%%

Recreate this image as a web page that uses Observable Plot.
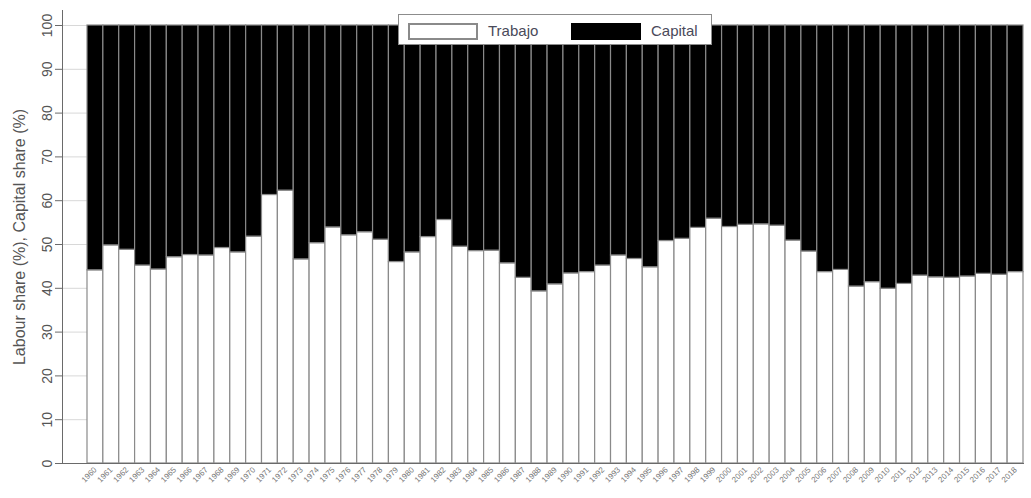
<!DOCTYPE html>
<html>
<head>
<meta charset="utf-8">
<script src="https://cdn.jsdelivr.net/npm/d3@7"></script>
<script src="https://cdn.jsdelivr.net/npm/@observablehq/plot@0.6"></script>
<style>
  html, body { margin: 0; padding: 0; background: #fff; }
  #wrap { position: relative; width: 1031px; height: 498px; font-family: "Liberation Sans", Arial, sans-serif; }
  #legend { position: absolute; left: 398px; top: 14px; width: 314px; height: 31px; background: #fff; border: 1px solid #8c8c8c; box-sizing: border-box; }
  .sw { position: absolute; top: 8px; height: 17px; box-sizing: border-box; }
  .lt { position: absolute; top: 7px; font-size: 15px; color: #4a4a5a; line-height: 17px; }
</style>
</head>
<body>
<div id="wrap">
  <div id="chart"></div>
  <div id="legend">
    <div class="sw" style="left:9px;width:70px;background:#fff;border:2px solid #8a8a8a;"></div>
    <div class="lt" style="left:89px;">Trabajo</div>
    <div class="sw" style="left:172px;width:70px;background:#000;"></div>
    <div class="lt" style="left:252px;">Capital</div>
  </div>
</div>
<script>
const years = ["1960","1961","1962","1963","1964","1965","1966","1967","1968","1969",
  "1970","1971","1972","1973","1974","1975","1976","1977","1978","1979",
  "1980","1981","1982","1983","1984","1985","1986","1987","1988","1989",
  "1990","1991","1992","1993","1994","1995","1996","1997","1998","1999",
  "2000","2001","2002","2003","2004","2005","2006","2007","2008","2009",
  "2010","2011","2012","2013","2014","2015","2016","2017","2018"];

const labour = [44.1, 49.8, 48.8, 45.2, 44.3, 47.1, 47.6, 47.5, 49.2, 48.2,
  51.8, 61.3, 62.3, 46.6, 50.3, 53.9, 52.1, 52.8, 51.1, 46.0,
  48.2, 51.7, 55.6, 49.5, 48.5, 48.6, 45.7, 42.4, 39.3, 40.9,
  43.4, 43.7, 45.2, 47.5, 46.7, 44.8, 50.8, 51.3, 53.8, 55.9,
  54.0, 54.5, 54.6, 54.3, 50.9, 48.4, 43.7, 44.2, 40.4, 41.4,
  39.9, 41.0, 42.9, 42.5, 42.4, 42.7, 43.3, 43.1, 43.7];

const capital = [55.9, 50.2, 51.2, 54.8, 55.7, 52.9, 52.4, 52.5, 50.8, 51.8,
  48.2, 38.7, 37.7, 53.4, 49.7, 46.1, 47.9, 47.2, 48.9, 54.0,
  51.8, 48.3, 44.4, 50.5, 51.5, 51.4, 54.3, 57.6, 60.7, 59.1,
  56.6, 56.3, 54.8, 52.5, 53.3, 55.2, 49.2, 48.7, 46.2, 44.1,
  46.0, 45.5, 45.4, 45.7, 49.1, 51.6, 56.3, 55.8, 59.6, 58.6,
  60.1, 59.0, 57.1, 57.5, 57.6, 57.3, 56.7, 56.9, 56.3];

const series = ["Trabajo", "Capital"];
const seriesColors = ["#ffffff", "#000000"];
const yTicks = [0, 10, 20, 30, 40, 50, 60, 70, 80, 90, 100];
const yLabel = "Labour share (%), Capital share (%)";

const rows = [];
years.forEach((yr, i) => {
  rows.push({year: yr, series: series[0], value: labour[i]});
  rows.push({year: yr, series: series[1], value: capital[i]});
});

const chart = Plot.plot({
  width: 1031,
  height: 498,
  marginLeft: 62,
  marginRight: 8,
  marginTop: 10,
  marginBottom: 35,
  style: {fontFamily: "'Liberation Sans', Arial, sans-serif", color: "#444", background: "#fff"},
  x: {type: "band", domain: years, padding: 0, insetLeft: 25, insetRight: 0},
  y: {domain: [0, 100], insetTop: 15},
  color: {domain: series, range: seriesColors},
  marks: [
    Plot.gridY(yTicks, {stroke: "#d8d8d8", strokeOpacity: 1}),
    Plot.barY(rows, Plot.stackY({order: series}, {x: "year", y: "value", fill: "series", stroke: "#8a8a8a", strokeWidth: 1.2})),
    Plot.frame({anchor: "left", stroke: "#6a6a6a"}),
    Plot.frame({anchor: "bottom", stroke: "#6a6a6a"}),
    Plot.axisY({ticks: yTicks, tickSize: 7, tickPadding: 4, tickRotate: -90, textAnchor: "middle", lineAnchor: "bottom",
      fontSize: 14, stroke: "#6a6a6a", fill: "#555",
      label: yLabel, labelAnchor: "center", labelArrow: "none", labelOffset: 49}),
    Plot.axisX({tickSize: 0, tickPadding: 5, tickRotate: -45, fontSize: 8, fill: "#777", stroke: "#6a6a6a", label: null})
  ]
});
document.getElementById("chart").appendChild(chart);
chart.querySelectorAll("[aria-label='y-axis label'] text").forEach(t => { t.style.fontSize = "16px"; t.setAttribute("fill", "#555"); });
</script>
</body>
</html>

%%

WHAT IS BEING ASKED →
Give the data above again in full and unchanged, skipping the pictures.

THE OUTPUT →
Recreate this image as a web page that uses Observable Plot.
<!DOCTYPE html>
<html>
<head>
<meta charset="utf-8">
<script src="https://cdn.jsdelivr.net/npm/d3@7"></script>
<script src="https://cdn.jsdelivr.net/npm/@observablehq/plot@0.6"></script>
<style>
  html, body { margin: 0; padding: 0; background: #fff; }
  #wrap { position: relative; width: 1031px; height: 498px; font-family: "Liberation Sans", Arial, sans-serif; }
  #legend { position: absolute; left: 398px; top: 14px; width: 314px; height: 31px; background: #fff; border: 1px solid #8c8c8c; box-sizing: border-box; }
  .sw { position: absolute; top: 8px; height: 17px; box-sizing: border-box; }
  .lt { position: absolute; top: 7px; font-size: 15px; color: #4a4a5a; line-height: 17px; }
</style>
</head>
<body>
<div id="wrap">
  <div id="chart"></div>
  <div id="legend">
    <div class="sw" style="left:9px;width:70px;background:#fff;border:2px solid #8a8a8a;"></div>
    <div class="lt" style="left:89px;">Trabajo</div>
    <div class="sw" style="left:172px;width:70px;background:#000;"></div>
    <div class="lt" style="left:252px;">Capital</div>
  </div>
</div>
<script>
const years = ["1960","1961","1962","1963","1964","1965","1966","1967","1968","1969",
  "1970","1971","1972","1973","1974","1975","1976","1977","1978","1979",
  "1980","1981","1982","1983","1984","1985","1986","1987","1988","1989",
  "1990","1991","1992","1993","1994","1995","1996","1997","1998","1999",
  "2000","2001","2002","2003","2004","2005","2006","2007","2008","2009",
  "2010","2011","2012","2013","2014","2015","2016","2017","2018"];

const labour = [44.1, 49.8, 48.8, 45.2, 44.3, 47.1, 47.6, 47.5, 49.2, 48.2,
  51.8, 61.3, 62.3, 46.6, 50.3, 53.9, 52.1, 52.8, 51.1, 46.0,
  48.2, 51.7, 55.6, 49.5, 48.5, 48.6, 45.7, 42.4, 39.3, 40.9,
  43.4, 43.7, 45.2, 47.5, 46.7, 44.8, 50.8, 51.3, 53.8, 55.9,
  54.0, 54.5, 54.6, 54.3, 50.9, 48.4, 43.7, 44.2, 40.4, 41.4,
  39.9, 41.0, 42.9, 42.5, 42.4, 42.7, 43.3, 43.1, 43.7];

const capital = [55.9, 50.2, 51.2, 54.8, 55.7, 52.9, 52.4, 52.5, 50.8, 51.8,
  48.2, 38.7, 37.7, 53.4, 49.7, 46.1, 47.9, 47.2, 48.9, 54.0,
  51.8, 48.3, 44.4, 50.5, 51.5, 51.4, 54.3, 57.6, 60.7, 59.1,
  56.6, 56.3, 54.8, 52.5, 53.3, 55.2, 49.2, 48.7, 46.2, 44.1,
  46.0, 45.5, 45.4, 45.7, 49.1, 51.6, 56.3, 55.8, 59.6, 58.6,
  60.1, 59.0, 57.1, 57.5, 57.6, 57.3, 56.7, 56.9, 56.3];

const series = ["Trabajo", "Capital"];
const seriesColors = ["#ffffff", "#000000"];
const yTicks = [0, 10, 20, 30, 40, 50, 60, 70, 80, 90, 100];
const yLabel = "Labour share (%), Capital share (%)";

const rows = [];
years.forEach((yr, i) => {
  rows.push({year: yr, series: series[0], value: labour[i]});
  rows.push({year: yr, series: series[1], value: capital[i]});
});

const chart = Plot.plot({
  width: 1031,
  height: 498,
  marginLeft: 62,
  marginRight: 8,
  marginTop: 10,
  marginBottom: 35,
  style: {fontFamily: "'Liberation Sans', Arial, sans-serif", color: "#444", background: "#fff"},
  x: {type: "band", domain: years, padding: 0, insetLeft: 25, insetRight: 0},
  y: {domain: [0, 100], insetTop: 15},
  color: {domain: series, range: seriesColors},
  marks: [
    Plot.gridY(yTicks, {stroke: "#d8d8d8", strokeOpacity: 1}),
    Plot.barY(rows, Plot.stackY({order: series}, {x: "year", y: "value", fill: "series", stroke: "#8a8a8a", strokeWidth: 1.2})),
    Plot.frame({anchor: "left", stroke: "#6a6a6a"}),
    Plot.frame({anchor: "bottom", stroke: "#6a6a6a"}),
    Plot.axisY({ticks: yTicks, tickSize: 7, tickPadding: 4, tickRotate: -90, textAnchor: "middle", lineAnchor: "bottom",
      fontSize: 14, stroke: "#6a6a6a", fill: "#555",
      label: yLabel, labelAnchor: "center", labelArrow: "none", labelOffset: 49}),
    Plot.axisX({tickSize: 0, tickPadding: 5, tickRotate: -45, fontSize: 8, fill: "#777", stroke: "#6a6a6a", label: null})
  ]
});
document.getElementById("chart").appendChild(chart);
chart.querySelectorAll("[aria-label='y-axis label'] text").forEach(t => { t.style.fontSize = "16px"; t.setAttribute("fill", "#555"); });
</script>
</body>
</html>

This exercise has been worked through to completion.